Recording microphones: Smartphones and tablets can record conversations with their built-in microphones. They could be used to take notes, but they could also be used to tape conversations or record the proceedings of a confidential meeting.
SMS/MMS: Short Message Service (SMS) is known as text messaging, and has become a common method of communication. These messages can be sent between two people in a room without other people in the room knowing about their communication; these text messages could be used to launch an attack. The Multimedia Messaging Service (MMS) is a standard way to send messages that include multimedia content.
GPS tagging: When you take a photograph, GPS tagging inputs the location where the photograph was taken. Most modern smartphones do this by default.
Payment methods: Smartphones allow credit card details to be stored locally so that the phone can be used to make contactless payments. If this is a BYOD, it needs to be carefully monitored as someone could leave the company with a company credit card and continue to use it. MDM may prevent the payment function by disabling this tool in the mobile device management policies.
Wi-Fi direct/ad hoc: The Wi-Fi direct wireless network allows two Wi-Fi devices to connect to each other without requiring a wireless access point. It is single-path, therefore it cannot be used for internet sharing. An ad hoc wireless network is where two wireless devices can connect with a wireless access point, but it is multipath and can share an internet connection with someone else.
Tethering: Tethering is where a GPS-enabled smartphone can be attached to a mobile device to provide internet access.

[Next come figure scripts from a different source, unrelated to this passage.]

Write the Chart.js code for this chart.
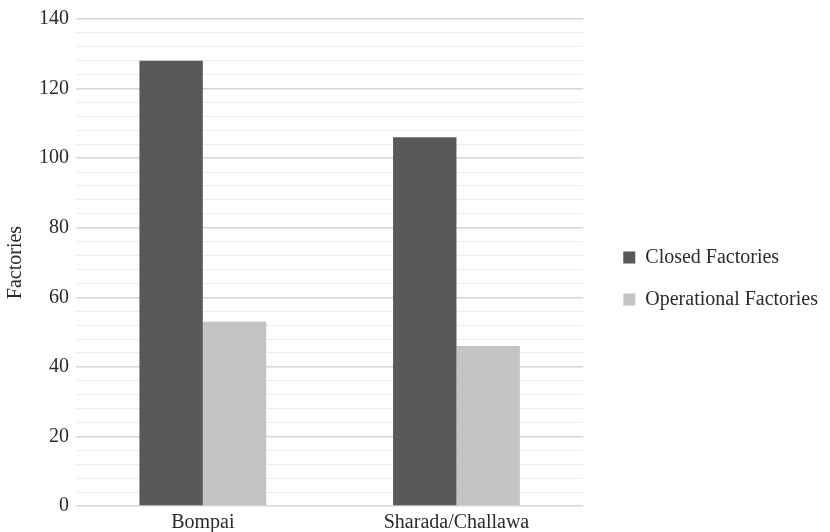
<!DOCTYPE html>
<html>
<head>
<meta charset="utf-8">
<script src="https://cdn.jsdelivr.net/npm/chart.js@4.4.1/dist/chart.umd.min.js"></script>
<style>
  html, body { margin: 0; padding: 0; background: #fff; }
  #wrap { width: 830px; height: 532px; position: relative; }
</style>
</head>
<body>
<div id="wrap"><canvas id="chart"></canvas></div>
<script>
const categories = ['Bompai', 'Sharada/Challawa'];
const closedFactories = [128, 106];
const operationalFactories = [53, 46];
const yMax = 140;
const yStep = 4;

const FONT = 'Liberation Serif';
const TEXT = '#2b2b2b';

new Chart(document.getElementById('chart'), {
    type: 'bar',
    data: {
        labels: categories,
        datasets: [
            { label: 'Closed Factories', data: closedFactories, backgroundColor: '#595959' },
            { label: 'Operational Factories', data: operationalFactories, backgroundColor: '#c4c4c4' }
        ]
    },
    options: {
        responsive: true,
        maintainAspectRatio: false,
        animation: false,
        layout: { padding: { top: 8, right: 2, bottom: -8, left: 0 } },
        datasets: {
            bar: { categoryPercentage: 0.5, barPercentage: 1.0 }
        },
        plugins: {
            tooltip: { enabled: false },
            legend: {
                position: 'right',
                maxWidth: 260,
                // empty title only nudges the items down a little
                title: {
                    display: true,
                    text: ' ',
                    font: { size: 6, lineHeight: 1 },
                    padding: 1.5
                },
                labels: {
                    font: { family: FONT, size: 20 },
                    color: TEXT,
                    boxWidth: 12,
                    boxHeight: 12,
                    padding: 22
                }
            }
        },
        scales: {
            x: {
                grid: { display: false, drawTicks: false },
                border: { display: false },
                ticks: {
                    font: { family: FONT, size: 20 },
                    color: TEXT,
                    padding: 5
                }
            },
            y: {
                min: 0,
                max: yMax,
                grid: {
                    drawTicks: false,
                    color: ctx => (ctx.tick && ctx.tick.value % 20 === 0) ? '#d6d6d6' : '#ededed',
                    lineWidth: ctx => (ctx.tick && ctx.tick.value % 20 === 0) ? 1.5 : 1
                },
                border: { display: false },
                ticks: {
                    stepSize: yStep,
                    autoSkip: false,
                    font: { family: FONT, size: 20 },
                    color: TEXT,
                    padding: 7,
                    callback: v => (v % 20 === 0 ? v : '')
                },
                title: {
                    display: true,
                    text: 'Factories',
                    font: { family: FONT, size: 20 },
                    color: TEXT,
                    padding: { top: 4, bottom: 4 }
                }
            },
            // spacer between plot area and legend
            gap: {
                position: 'right',
                display: true,
                grid: { display: false, drawTicks: false },
                border: { display: false },
                ticks: { display: false },
                afterFit: scale => { scale.width = 18; }
            }
        }
    }
});
</script>
</body>
</html>
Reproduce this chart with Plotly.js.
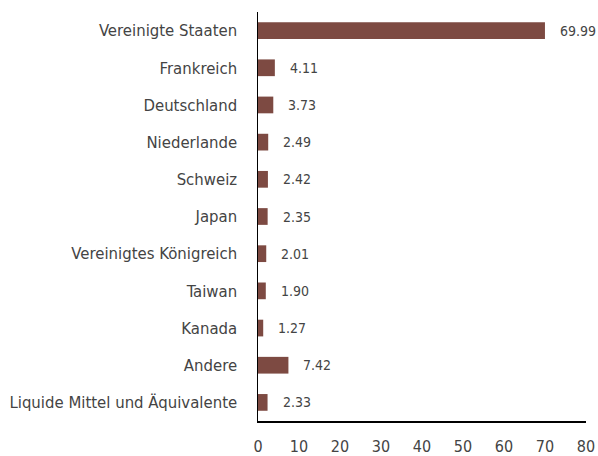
<!DOCTYPE html>
<html>
<head>
<meta charset="utf-8">
<script src="https://cdn.plot.ly/plotly-3.0.1.min.js"></script>
<style>html,body{margin:0;padding:0;background:#fff;}#chart{width:598px;height:456px;}</style>
</head>
<body>
<div id="chart"></div>
<script>
const categories = ["Vereinigte Staaten","Frankreich","Deutschland","Niederlande","Schweiz","Japan","Vereinigtes Königreich","Taiwan","Kanada","Andere","Liquide Mittel und Äquivalente"];
const values = [69.99,4.11,3.73,2.49,2.42,2.35,2.01,1.90,1.27,7.42,2.33];
const valueLabels = values.map(v => v.toFixed(2));
const xTicks = [0,10,20,30,40,50,60,70,80];

const FONT = "'DejaVu Sans Condensed','Liberation Sans Narrow',sans-serif";

const trace = {
  type: 'bar',
  orientation: 'h',
  y: categories,
  x: values,
  width: 0.45,
  marker: {color: '#7d4a42'},
  hoverinfo: 'none'
};

const annotations = values.map((v, i) => ({
  x: v, y: categories[i], xref: 'x', yref: 'y',
  text: valueLabels[i], showarrow: false,
  xanchor: 'left', xshift: 13,
  font: {family: FONT, size: 14, color: '#444'}
}));

const layout = {
  width: 598, height: 456,
  margin: {l: 258, r: 12, t: 12, b: 35},
  paper_bgcolor: '#fff', plot_bgcolor: '#fff',
  showlegend: false,
  font: {family: FONT, color: '#444'},
  xaxis: {
    range: [0, 80], tickvals: xTicks, ticktext: xTicks.map(String),
    showgrid: false, zeroline: false,
    showline: true, linecolor: '#000', linewidth: 1.5,
    ticks: 'outside', ticklen: 10, tickcolor: 'rgba(0,0,0,0)',
    tickfont: {family: FONT, size: 16, color: '#444'},
    fixedrange: true
  },
  yaxis: {
    autorange: 'reversed', type: 'category',
    showgrid: false, zeroline: false,
    showline: true, linecolor: '#000', linewidth: 1.5,
    ticks: 'outside', ticklen: 16, tickcolor: 'rgba(0,0,0,0)',
    tickfont: {family: FONT, size: 16.6, color: '#444'},
    fixedrange: true
  },
  annotations: annotations
};

Plotly.newPlot('chart', [trace], layout, {displayModeBar: false, staticPlot: true});
</script>
</body>
</html>
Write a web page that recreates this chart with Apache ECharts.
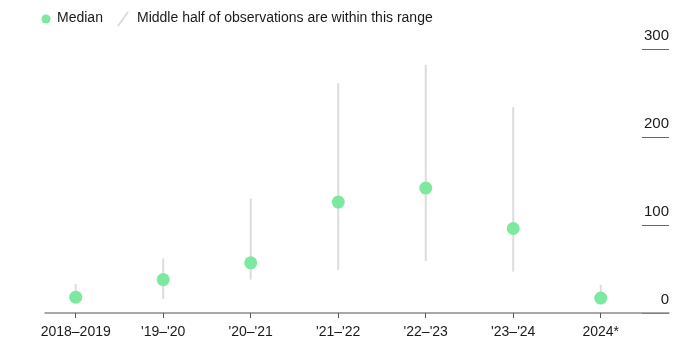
<!DOCTYPE html>
<html>
<head>
<meta charset="utf-8">
<script src="https://cdn.jsdelivr.net/npm/echarts@6/dist/echarts.min.js"></script>
<style>
html,body{margin:0;padding:0;background:#fff;}
#chart{width:700px;height:363px;}
</style>
</head>
<body>
<div id="chart"></div>
<script>
const categories = ['2018–2019', "'19–'20", "'20–'21", "'21–'22", "'22–'23", "'23–'24", '2024*'];
const median = [18, 38, 57, 126, 142, 96, 17];
const rangeLow = [13, 16, 38, 49, 59, 47, 14];
const rangeHigh = [33, 62, 130, 261, 282, 234, 32];
const yTicks = [0, 100, 200, 300];

const FONT = '"Liberation Sans", Arial, sans-serif';
const TEXT = '#1a1a1a';
const GREEN = '#7de8a0';
const RANGE = '#dcdcdc';

const chart = echarts.init(document.getElementById('chart'), null, {renderer: 'canvas'});
const idx = categories.map((c, i) => i);

chart.setOption({
  animation: false,
  textStyle: {fontFamily: FONT},
  grid: [
    {left: 45, right: 31, top: 49, bottom: 50},
    {left: 642, right: 31, top: 49, bottom: 50}
  ],
  graphic: [
    {type: 'circle', shape: {cx: 46, cy: 19, r: 4.5}, style: {fill: GREEN}},
    {type: 'text', left: 57, top: 11, style: {text: 'Median', font: '14px ' + FONT, fill: TEXT}},
    {type: 'line', shape: {x1: 118, y1: 26, x2: 128, y2: 12}, style: {stroke: RANGE, lineWidth: 2}},
    {type: 'text', left: 137, top: 11, style: {text: 'Middle half of observations are within this range', font: '14px ' + FONT, fill: TEXT}}
  ],
  xAxis: [
    {
      type: 'value', gridIndex: 0, min: -0.351, max: 6.78,
      splitLine: {show: false},
      axisLine: {show: true, lineStyle: {color: '#8c8c8c', width: 1.5}},
      axisTick: {show: true, customValues: idx, length: 5, lineStyle: {color: '#555', width: 1}},
      axisLabel: {customValues: idx, formatter: v => categories[Math.round(v)], color: TEXT, fontSize: 14, margin: 12, fontFamily: FONT}
    },
    {type: 'value', gridIndex: 1, show: false, min: 0, max: 1}
  ],
  yAxis: [
    {type: 'value', gridIndex: 0, min: 0, max: 300, show: false},
    {
      type: 'value', gridIndex: 1, min: 0, max: 300, interval: 100, position: 'right',
      axisLine: {show: false}, axisTick: {show: false},
      splitLine: {show: true, lineStyle: {color: '#666', width: 1}},
      axisLabel: {
        inside: true, margin: 0, color: TEXT, fontSize: 15, fontFamily: FONT,
        verticalAlign: 'bottom', padding: [0, 0, 6, 0],
        customValues: yTicks
      }
    }
  ],
  series: [
    {
      type: 'custom', xAxisIndex: 0, yAxisIndex: 0,
      data: idx.map(i => [i, rangeLow[i], rangeHigh[i]]),
      encode: {x: 0, y: [1, 2]},
      renderItem: function (params, api) {
        const p1 = api.coord([api.value(0), api.value(1)]);
        const p2 = api.coord([api.value(0), api.value(2)]);
        return {type: 'line', shape: {x1: p1[0], y1: p1[1], x2: p2[0], y2: p2[1]}, style: {stroke: RANGE, lineWidth: 2}};
      },
      z: 2
    },
    {
      type: 'scatter', xAxisIndex: 0, yAxisIndex: 0,
      data: idx.map(i => [i, median[i]]),
      symbol: 'circle', symbolSize: 13,
      itemStyle: {color: GREEN, opacity: 1},
      z: 3
    }
  ]
});
</script>
</body>
</html>
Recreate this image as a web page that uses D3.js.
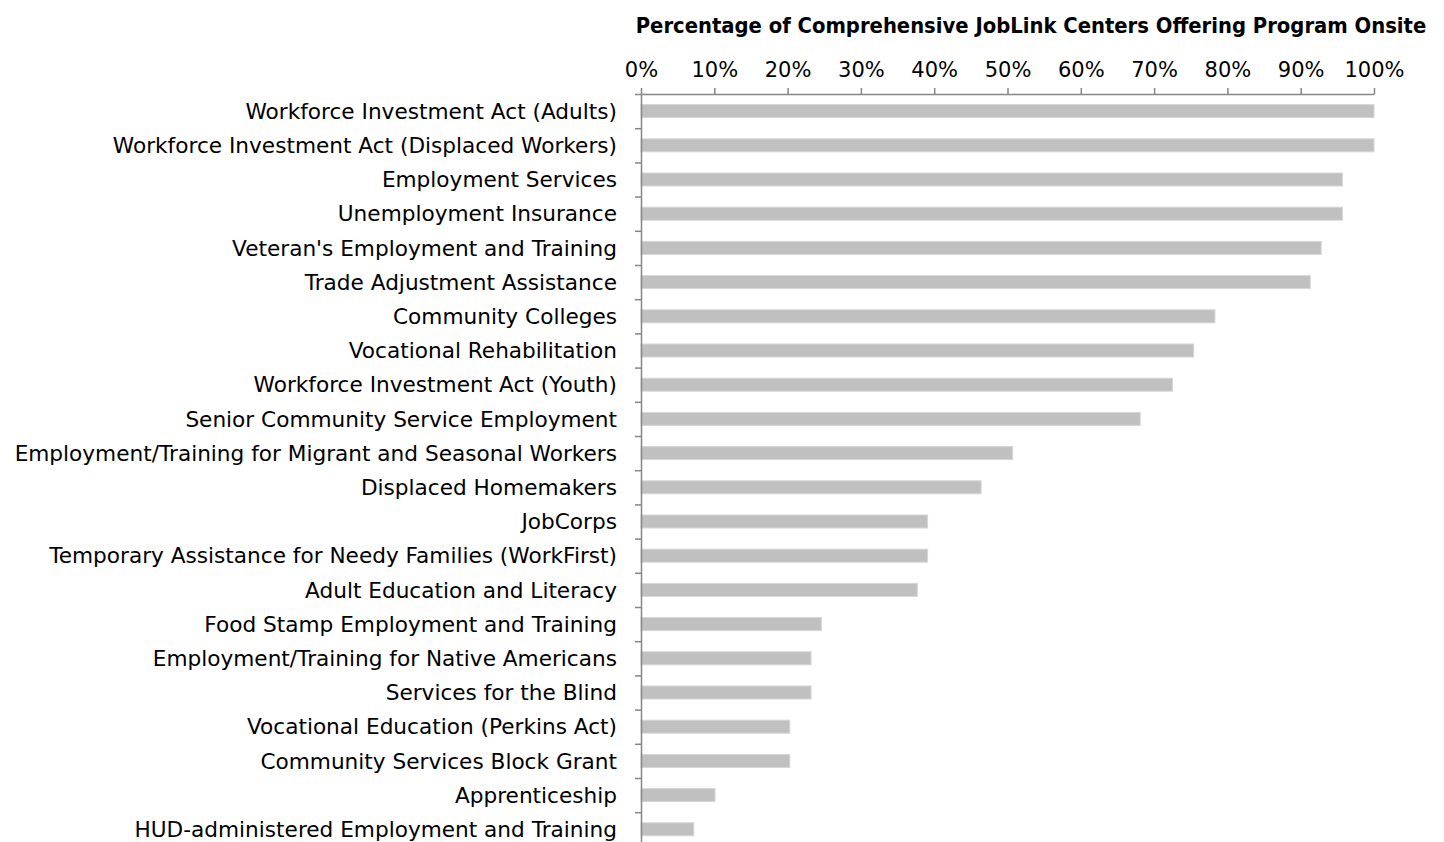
<!DOCTYPE html>
<html>
<head>
<meta charset="utf-8">
<script src="https://cdn.jsdelivr.net/npm/d3@7"></script>
<style>
  body { margin: 0; background: #fff; }
  svg { display: block; }
  text { font-family: "DejaVu Sans", sans-serif; fill: #000; }
</style>
</head>
<body>
<svg id="chart" width="1444" height="842"></svg>
<script>
// programs, top to bottom
var programs = [
    "Workforce Investment Act (Adults)",
    "Workforce Investment Act (Displaced Workers)",
    "Employment Services",
    "Unemployment Insurance",
    "Veteran's Employment and Training",
    "Trade Adjustment Assistance",
    "Community Colleges",
    "Vocational Rehabilitation",
    "Workforce Investment Act (Youth)",
    "Senior Community Service Employment",
    "Employment/Training for Migrant and Seasonal Workers",
    "Displaced Homemakers",
    "JobCorps",
    "Temporary Assistance for Needy Families (WorkFirst)",
    "Adult Education and Literacy",
    "Food Stamp Employment and Training",
    "Employment/Training for Native Americans",
    "Services for the Blind",
    "Vocational Education (Perkins Act)",
    "Community Services Block Grant",
    "Apprenticeship",
    "HUD-administered Employment and Training"
];
// percent of centers offering it onsite
var percentOnsite = [100, 100, 95.7, 95.7, 92.8, 91.3, 78.3, 75.4, 72.5, 68.1,
    50.7, 46.4, 39.1, 39.1, 37.7, 24.6, 23.2, 23.2, 20.3, 20.3, 10.1, 7.2];
var xTicks = [0, 10, 20, 30, 40, 50, 60, 70, 80, 90, 100];
var title = "Percentage of Comprehensive JobLink Centers Offering Program Onsite";

var drawChart = function () {
    var data = programs.map(function (p, i) { return { label: p, value: percentOnsite[i] }; });

    var svg = d3.select("#chart"),
        plotLeft = 641, plotRight = 1374, plotTop = 94,
        step = 34.2,
        plotBottom = plotTop + step * programs.length;

    var x = d3.scaleLinear().domain([0, 100]).range([plotLeft, plotRight]);
    var y = d3.scaleBand().domain(programs).range([plotTop, plotBottom])
        .paddingInner(0.62).paddingOuter(0.31);
    var yEdges = d3.scaleLinear().domain([0, programs.length]).range([plotTop, plotBottom]);

    // title, stretched to the width it has in the original
    var t = svg.append("text")
        .attr("x", 1031)
        .attr("y", 33)
        .attr("text-anchor", "middle")
        .attr("font-size", "19px")
        .attr("font-weight", "bold")
        .style("font-family", "'DejaVu Sans Condensed', 'DejaVu Sans', sans-serif")
        .text(title);
    t.attr("font-size", (19 * 791 / t.node().getComputedTextLength()) + "px");

    // bars
    svg.selectAll(".bar")
        .data(data)
        .enter().append("rect")
        .attr("class", "bar")
        .attr("x", x(0))
        .attr("y", function (d) { return y(d.label); })
        .attr("width", function (d) { return x(d.value) - x(0); })
        .attr("height", y.bandwidth())
        .attr("fill", "#c0c0c0")
        .attr("stroke", "#d6d6d6")
        .attr("stroke-width", 1);

    // top axis
    var xAxis = svg.append("g")
        .attr("transform", "translate(0," + plotTop + ")")
        .call(d3.axisTop(x).tickValues(xTicks).tickSize(6).tickSizeOuter(0)
            .tickFormat(function (d) { return d + "%"; }));
    xAxis.select(".domain").attr("stroke", "#868686").attr("stroke-width", 1.5);
    xAxis.selectAll(".tick line").attr("stroke", "#868686").attr("stroke-width", 1.5);
    xAxis.selectAll(".tick text")
        .attr("font-size", "21px")
        .attr("y", -17)
        .attr("fill", "#000")
        .style("font-family", "DejaVu Sans, sans-serif");

    // left axis, ticks between categories
    var yAxis = svg.append("g")
        .attr("transform", "translate(" + plotLeft + ",0)")
        .call(d3.axisLeft(yEdges).tickValues(d3.range(0, programs.length + 1))
            .tickSize(6).tickSizeOuter(0).tickFormat(""));
    yAxis.select(".domain").attr("stroke", "#868686").attr("stroke-width", 1.5);
    yAxis.selectAll(".tick line").attr("stroke", "#868686").attr("stroke-width", 1.5);

    // category labels
    var labels = svg.selectAll(".label")
        .data(data)
        .enter().append("text")
        .attr("class", "label")
        .attr("x", 617)
        .attr("y", function (d) { return y(d.label) + y.bandwidth() / 2; })
        .attr("dy", "0.36em")
        .attr("text-anchor", "end")
        .attr("font-size", "20px")
        .text(function (d) { return d.label; });

    // fit the longest label to the space it has in the original
    var widest = d3.max(labels.nodes(), function (n) { return n.getComputedTextLength(); });
    labels.attr("font-size", (20 * 603 / widest) + "px");
};

drawChart();
</script>
</body>
</html>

Microsoft's Windows 10 is capable of tethering. The danger of this is if someone uses a laptop to connect to the company's network and then tethers to the internet; it could result in split tunneling. This is where a user has a secure session via VPN to the corporate LAN, and then opens up a web browser with an insecure session that could be hacked and gives the attacker a gateway to a secure session to your LAN. MDM must ensure that this does not happen. When tethering, to ensure security, we must only create one session at one time.